The overtime rule that Obama announced Monday had been long anticipated. It would make up to 5 million more people eligible for overtime by more than doubling the earnings threshold under which salaried workers are entitled to overtime.

But the administration waited until after the trade legislation passed to propose it. The timing avoided what could have been an awkward and perhaps damaging confrontation with the business community while it was promoting the president's trade agenda.

Labor is keeping the issues separate.

"We intend to work with the administration until their last day in office," Samuel said. "We have to do more to address wage inequality than just the overtime rule, but it's key start. The trade agenda pushes us in the other direction."

The U.S. Chamber of Commerce, whose president, Tom Donohue, attended the trade signing ceremony Monday, issued a blistering critique of the overtime rule, saying it would result in workers losing benefits, flexibility and advancement opportunities.

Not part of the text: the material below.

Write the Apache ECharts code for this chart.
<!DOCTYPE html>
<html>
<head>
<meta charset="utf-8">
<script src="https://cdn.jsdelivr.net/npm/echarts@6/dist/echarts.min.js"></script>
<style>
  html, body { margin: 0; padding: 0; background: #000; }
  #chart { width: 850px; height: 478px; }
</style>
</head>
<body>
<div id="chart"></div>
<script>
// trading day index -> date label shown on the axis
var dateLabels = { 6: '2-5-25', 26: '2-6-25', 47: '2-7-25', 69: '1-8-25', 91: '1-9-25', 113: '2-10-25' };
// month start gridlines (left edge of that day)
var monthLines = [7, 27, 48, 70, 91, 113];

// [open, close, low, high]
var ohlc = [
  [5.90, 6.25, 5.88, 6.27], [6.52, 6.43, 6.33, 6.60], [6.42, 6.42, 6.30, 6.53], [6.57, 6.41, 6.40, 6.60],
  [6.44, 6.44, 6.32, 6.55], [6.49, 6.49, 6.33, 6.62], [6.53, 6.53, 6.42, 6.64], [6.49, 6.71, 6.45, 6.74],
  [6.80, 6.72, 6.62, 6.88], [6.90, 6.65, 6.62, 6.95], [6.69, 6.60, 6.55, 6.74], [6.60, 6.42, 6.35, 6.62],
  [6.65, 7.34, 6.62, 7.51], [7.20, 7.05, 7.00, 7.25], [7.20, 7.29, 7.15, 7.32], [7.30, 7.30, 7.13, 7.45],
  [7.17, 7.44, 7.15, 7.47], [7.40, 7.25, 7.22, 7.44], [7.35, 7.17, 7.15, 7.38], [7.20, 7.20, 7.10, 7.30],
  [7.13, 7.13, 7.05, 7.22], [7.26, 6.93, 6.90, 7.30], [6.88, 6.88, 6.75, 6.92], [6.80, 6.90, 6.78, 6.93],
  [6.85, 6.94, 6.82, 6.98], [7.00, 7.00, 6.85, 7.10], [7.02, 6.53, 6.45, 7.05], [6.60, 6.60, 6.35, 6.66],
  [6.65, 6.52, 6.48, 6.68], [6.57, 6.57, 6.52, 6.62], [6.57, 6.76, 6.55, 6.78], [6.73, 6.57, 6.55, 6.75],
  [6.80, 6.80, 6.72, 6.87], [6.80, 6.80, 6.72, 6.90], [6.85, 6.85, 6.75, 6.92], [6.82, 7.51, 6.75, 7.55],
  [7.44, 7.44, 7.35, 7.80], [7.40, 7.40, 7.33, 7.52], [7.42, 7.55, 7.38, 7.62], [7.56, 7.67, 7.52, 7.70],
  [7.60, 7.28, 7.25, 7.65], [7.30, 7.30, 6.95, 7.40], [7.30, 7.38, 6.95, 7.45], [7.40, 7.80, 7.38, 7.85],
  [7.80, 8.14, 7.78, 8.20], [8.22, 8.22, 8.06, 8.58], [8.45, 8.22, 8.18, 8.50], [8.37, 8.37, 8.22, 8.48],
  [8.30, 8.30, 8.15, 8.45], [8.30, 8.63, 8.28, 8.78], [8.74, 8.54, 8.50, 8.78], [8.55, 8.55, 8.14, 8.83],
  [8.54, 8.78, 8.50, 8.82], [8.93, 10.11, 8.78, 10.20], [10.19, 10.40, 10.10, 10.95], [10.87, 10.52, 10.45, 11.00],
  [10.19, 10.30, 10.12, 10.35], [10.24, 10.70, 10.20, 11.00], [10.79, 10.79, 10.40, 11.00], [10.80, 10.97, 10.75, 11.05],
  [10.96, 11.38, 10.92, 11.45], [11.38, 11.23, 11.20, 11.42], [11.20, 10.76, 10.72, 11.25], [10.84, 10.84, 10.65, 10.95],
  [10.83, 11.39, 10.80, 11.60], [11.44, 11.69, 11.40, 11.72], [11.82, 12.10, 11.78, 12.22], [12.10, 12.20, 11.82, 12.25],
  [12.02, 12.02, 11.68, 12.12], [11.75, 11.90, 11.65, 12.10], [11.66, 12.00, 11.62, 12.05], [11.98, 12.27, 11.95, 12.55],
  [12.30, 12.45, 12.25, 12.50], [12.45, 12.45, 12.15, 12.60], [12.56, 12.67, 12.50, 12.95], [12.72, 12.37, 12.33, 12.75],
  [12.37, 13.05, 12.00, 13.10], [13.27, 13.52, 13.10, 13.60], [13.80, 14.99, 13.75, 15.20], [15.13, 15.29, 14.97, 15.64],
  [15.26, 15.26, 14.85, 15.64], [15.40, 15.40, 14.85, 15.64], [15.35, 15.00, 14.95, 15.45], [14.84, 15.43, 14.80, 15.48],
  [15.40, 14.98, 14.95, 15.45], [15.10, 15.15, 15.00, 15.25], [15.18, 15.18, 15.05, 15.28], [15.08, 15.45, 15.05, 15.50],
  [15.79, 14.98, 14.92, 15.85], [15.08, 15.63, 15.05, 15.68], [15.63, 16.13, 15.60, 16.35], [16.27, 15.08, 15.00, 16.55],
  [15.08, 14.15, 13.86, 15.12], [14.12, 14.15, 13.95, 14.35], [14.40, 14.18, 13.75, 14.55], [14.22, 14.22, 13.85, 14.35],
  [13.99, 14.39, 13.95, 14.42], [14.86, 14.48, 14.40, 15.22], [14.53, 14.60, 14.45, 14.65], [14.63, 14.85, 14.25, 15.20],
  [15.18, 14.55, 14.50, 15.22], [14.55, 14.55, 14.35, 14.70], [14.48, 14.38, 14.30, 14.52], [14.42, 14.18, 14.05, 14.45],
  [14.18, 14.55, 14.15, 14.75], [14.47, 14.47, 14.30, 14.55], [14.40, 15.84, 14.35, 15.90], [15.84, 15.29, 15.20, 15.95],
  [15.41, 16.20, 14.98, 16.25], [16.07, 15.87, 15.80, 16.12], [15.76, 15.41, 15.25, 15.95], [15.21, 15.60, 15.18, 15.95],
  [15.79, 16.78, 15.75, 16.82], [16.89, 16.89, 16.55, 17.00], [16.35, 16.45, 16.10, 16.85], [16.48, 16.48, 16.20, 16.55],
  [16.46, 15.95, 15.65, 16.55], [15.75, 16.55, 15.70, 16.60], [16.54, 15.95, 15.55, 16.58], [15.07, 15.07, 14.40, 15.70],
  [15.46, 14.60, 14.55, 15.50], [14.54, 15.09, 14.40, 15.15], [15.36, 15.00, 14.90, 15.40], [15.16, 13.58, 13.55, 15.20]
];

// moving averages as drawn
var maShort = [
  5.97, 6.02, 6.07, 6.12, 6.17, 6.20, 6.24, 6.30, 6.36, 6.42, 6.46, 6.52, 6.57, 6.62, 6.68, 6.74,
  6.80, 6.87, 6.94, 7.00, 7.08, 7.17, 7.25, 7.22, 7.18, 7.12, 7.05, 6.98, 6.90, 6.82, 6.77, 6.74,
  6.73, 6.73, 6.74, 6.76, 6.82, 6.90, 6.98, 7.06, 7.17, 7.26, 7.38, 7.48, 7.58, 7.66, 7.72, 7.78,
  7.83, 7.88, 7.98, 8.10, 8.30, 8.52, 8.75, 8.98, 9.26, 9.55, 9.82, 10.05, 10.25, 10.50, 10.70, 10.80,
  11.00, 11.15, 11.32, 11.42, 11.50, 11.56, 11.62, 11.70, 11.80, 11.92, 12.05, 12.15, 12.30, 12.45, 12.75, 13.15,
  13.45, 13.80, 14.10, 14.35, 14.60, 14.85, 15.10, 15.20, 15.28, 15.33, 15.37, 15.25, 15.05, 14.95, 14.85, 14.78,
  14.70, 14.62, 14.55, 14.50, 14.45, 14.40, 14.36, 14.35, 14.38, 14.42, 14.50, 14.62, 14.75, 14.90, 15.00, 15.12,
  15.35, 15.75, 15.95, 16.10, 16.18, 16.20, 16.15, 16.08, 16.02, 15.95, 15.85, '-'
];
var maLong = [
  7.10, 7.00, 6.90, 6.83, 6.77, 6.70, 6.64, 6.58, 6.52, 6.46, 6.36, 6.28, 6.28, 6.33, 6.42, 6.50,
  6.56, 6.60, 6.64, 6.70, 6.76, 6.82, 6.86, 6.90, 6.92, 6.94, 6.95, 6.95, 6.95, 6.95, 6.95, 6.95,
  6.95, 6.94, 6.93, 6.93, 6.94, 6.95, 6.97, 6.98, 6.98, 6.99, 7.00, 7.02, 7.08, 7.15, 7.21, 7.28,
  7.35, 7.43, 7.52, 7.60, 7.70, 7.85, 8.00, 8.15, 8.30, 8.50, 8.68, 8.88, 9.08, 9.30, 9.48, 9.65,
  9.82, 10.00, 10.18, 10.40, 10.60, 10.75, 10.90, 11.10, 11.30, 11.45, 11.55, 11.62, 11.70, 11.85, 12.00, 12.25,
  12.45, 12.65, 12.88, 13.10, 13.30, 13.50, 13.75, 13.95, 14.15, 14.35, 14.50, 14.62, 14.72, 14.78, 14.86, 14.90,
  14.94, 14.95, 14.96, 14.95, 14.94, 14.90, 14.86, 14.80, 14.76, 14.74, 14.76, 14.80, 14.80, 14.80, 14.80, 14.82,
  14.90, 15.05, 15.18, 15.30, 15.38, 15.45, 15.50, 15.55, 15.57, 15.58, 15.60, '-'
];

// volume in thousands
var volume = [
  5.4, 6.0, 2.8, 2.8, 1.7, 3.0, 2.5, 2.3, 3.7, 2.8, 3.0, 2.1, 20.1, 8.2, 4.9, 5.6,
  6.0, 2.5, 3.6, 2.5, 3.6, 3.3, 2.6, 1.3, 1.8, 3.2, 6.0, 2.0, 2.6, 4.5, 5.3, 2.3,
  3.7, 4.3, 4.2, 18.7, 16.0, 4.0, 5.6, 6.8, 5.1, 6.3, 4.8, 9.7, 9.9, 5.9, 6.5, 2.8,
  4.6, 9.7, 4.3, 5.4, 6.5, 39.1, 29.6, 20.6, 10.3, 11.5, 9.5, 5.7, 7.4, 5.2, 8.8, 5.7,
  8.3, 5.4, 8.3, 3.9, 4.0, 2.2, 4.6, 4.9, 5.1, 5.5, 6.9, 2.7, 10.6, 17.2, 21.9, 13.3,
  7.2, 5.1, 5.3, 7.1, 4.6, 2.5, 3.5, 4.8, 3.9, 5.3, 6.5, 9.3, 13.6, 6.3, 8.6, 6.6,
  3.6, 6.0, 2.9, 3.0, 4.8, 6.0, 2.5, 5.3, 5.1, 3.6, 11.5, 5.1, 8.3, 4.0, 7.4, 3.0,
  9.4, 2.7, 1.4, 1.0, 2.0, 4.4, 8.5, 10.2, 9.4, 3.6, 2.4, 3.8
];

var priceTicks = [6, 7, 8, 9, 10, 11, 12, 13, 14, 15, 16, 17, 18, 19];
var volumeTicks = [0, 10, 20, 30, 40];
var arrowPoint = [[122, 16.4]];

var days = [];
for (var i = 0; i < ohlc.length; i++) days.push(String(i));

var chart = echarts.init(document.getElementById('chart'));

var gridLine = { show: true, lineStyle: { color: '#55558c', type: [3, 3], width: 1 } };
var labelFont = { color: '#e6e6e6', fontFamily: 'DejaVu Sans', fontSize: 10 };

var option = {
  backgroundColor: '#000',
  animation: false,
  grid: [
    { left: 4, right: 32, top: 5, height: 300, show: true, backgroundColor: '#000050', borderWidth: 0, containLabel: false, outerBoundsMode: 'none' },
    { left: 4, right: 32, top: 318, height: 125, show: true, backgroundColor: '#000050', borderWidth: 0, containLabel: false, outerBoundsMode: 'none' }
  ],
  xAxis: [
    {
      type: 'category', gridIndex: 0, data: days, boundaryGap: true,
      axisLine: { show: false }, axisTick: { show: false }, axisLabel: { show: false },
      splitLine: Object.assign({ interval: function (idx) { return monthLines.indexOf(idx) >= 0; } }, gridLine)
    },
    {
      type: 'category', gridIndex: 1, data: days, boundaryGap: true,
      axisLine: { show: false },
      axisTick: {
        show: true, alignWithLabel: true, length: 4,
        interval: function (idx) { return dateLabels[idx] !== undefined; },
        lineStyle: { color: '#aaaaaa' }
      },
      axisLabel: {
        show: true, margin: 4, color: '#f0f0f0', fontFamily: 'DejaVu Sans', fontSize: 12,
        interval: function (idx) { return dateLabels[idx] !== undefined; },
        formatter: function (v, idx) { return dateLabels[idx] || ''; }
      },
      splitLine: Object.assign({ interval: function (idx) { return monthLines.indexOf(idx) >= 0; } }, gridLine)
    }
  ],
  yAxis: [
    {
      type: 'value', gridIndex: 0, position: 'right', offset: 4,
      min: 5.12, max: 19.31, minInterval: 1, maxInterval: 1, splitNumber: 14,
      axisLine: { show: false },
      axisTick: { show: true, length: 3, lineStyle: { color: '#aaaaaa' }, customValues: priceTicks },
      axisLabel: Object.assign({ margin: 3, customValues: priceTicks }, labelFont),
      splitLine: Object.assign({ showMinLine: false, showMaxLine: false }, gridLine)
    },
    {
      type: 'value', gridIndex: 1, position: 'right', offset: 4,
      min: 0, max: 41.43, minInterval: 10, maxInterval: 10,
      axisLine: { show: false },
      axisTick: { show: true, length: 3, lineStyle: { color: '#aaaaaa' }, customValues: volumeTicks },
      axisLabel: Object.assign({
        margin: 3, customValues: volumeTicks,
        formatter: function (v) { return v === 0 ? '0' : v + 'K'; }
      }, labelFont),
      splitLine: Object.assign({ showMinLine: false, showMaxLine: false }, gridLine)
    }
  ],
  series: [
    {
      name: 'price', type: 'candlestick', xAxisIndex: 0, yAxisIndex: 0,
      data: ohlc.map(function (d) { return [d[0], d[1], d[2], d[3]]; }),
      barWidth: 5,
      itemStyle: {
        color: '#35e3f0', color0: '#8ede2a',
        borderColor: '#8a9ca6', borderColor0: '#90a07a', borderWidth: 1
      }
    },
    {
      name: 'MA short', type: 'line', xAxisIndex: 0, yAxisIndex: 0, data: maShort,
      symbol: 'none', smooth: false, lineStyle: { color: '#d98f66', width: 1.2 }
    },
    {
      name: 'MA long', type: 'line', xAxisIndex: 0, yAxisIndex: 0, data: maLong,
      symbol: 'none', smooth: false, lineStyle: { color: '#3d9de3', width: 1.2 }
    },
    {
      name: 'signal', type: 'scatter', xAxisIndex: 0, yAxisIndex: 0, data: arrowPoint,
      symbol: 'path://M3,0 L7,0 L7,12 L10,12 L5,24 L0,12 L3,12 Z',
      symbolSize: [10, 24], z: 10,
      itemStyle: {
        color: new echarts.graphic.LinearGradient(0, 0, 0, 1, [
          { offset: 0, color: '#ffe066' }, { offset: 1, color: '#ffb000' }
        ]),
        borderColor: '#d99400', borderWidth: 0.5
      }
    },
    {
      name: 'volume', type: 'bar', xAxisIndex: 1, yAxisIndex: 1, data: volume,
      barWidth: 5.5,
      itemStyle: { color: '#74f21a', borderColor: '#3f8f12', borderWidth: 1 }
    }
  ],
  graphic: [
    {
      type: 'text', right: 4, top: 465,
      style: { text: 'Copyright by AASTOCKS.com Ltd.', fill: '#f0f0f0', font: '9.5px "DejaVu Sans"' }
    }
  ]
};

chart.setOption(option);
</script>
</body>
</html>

"This change is another example of the administration being completely divorced from reality and adding more burdens to employers and expecting them to just absorb the impact," said Randy Johnson, a chamber senior vice president.

Other business groups, whose membership may not be as affected by the overtime provision, took a more measured approach.

Bill Miller, a senior vice president at the Business Roundtable, said his group has "long advocated modernization and we intend to be part of the rule-making to make it as nondestructive as possible."

Still trade is a far more defining policy issue.

Miller said it was "the major centerpiece" of the Obama administration's business agenda.

"The cooperation, the collaboration and the execution was done in a way that we're very hopeful is the blueprint for going forward in the last 18 months of the administration," he said.